[THE EXERCISE] Your task is to repeat the lines from the line with "Generate a Python" to the line with "import plotly.graph_objects as go", both ends included, and nothing else. Pictures stay out of the copy.

[DATA EXTRACT]
-- Begin --

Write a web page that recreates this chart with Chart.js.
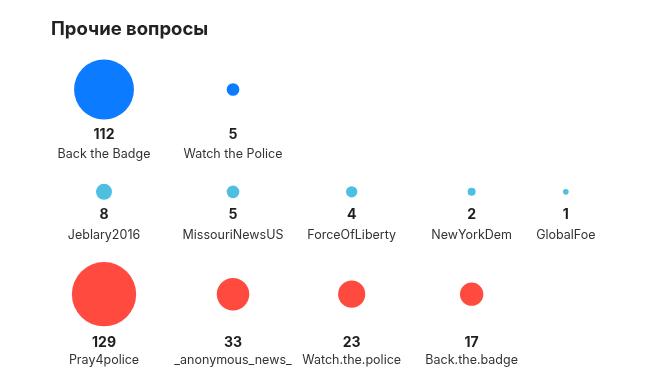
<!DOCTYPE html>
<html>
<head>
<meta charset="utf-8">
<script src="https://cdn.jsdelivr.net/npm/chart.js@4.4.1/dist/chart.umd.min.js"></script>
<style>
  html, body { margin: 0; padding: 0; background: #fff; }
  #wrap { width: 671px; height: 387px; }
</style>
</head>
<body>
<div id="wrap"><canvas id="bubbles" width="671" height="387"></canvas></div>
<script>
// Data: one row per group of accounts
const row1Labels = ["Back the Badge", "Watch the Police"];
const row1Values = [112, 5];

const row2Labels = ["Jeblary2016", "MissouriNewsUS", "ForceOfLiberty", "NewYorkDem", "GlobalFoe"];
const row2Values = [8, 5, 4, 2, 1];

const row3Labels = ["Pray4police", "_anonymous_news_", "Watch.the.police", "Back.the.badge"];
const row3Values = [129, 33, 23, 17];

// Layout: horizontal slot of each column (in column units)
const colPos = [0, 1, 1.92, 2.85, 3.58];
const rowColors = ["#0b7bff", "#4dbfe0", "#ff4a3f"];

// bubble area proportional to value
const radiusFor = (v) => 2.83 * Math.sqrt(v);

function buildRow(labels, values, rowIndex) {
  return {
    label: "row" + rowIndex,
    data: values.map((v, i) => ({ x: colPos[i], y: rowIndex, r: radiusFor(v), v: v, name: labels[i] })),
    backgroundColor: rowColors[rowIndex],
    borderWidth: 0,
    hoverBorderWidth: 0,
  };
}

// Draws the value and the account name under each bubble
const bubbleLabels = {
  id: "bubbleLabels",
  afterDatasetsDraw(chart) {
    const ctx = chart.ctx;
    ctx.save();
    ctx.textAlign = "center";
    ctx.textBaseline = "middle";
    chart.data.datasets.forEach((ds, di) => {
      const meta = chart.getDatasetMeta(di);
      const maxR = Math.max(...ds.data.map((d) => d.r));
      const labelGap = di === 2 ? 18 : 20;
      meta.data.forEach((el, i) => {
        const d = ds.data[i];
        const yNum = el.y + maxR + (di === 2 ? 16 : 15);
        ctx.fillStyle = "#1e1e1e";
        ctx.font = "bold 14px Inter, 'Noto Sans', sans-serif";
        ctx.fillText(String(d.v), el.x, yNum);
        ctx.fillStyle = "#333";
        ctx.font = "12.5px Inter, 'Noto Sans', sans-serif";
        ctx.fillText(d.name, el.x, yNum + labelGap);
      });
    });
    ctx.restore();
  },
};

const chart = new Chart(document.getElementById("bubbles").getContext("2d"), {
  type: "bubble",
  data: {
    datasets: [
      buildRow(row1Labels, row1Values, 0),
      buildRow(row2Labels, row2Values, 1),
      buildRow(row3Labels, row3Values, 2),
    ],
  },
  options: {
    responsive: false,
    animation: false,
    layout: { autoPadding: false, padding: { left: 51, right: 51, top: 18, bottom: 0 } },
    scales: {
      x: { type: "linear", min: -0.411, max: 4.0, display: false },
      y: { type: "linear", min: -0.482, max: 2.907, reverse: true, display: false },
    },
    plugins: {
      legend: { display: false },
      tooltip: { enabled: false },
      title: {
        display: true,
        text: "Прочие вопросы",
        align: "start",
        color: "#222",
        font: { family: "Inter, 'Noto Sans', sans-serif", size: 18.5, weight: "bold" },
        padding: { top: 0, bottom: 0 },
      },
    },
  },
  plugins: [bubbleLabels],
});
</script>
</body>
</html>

-- End --
-- Begin --

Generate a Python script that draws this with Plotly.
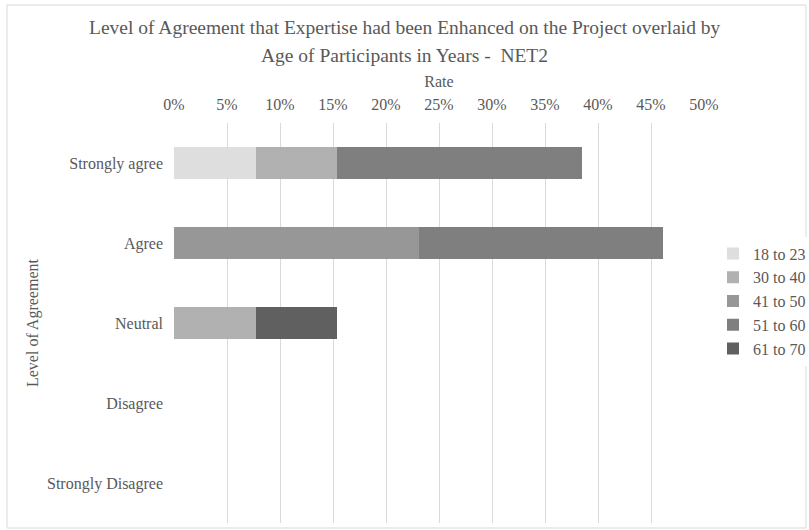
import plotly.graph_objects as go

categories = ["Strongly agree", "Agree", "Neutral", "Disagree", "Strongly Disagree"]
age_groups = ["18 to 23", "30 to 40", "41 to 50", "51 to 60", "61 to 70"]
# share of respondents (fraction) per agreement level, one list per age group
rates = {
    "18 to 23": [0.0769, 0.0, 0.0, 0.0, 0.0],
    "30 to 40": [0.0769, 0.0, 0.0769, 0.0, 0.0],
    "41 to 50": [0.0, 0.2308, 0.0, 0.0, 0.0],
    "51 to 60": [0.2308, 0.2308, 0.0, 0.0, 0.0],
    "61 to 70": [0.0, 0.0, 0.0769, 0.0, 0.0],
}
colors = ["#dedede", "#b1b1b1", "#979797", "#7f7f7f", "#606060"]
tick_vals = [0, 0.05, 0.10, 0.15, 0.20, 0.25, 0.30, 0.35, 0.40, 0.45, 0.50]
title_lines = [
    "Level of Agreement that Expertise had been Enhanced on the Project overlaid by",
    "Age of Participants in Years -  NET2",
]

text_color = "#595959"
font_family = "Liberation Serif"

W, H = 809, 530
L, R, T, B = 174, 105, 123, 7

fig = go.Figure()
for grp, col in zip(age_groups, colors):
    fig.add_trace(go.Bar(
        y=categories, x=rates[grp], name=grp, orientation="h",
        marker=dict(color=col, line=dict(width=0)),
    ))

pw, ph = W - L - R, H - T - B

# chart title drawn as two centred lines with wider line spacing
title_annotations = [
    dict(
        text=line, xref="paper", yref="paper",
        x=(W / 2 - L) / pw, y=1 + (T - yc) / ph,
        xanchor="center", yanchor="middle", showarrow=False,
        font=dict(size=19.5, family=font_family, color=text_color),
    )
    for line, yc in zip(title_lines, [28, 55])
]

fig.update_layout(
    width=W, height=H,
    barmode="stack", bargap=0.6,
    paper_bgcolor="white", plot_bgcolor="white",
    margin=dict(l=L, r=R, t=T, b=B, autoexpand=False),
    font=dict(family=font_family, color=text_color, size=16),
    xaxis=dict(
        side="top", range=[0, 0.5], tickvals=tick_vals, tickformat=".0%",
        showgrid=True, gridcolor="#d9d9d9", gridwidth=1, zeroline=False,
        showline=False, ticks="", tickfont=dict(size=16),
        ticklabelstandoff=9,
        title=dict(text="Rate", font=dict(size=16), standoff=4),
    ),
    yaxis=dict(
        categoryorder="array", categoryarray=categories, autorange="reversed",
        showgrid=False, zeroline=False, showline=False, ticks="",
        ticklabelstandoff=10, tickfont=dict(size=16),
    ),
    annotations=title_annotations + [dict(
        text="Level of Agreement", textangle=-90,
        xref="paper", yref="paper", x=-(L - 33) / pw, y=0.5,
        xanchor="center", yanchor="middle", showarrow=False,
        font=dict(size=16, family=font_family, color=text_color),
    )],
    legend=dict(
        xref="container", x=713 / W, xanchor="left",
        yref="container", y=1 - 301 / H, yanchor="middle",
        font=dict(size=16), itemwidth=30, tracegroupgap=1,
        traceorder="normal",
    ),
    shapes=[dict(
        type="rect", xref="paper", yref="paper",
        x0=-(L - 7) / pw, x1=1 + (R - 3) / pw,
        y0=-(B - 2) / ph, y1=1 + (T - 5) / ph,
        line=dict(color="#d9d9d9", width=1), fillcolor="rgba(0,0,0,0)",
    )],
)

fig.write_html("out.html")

-- End --

[EXERCISE SOLUTION]
Generate a Python script that draws this with Plotly.
import plotly.graph_objects as go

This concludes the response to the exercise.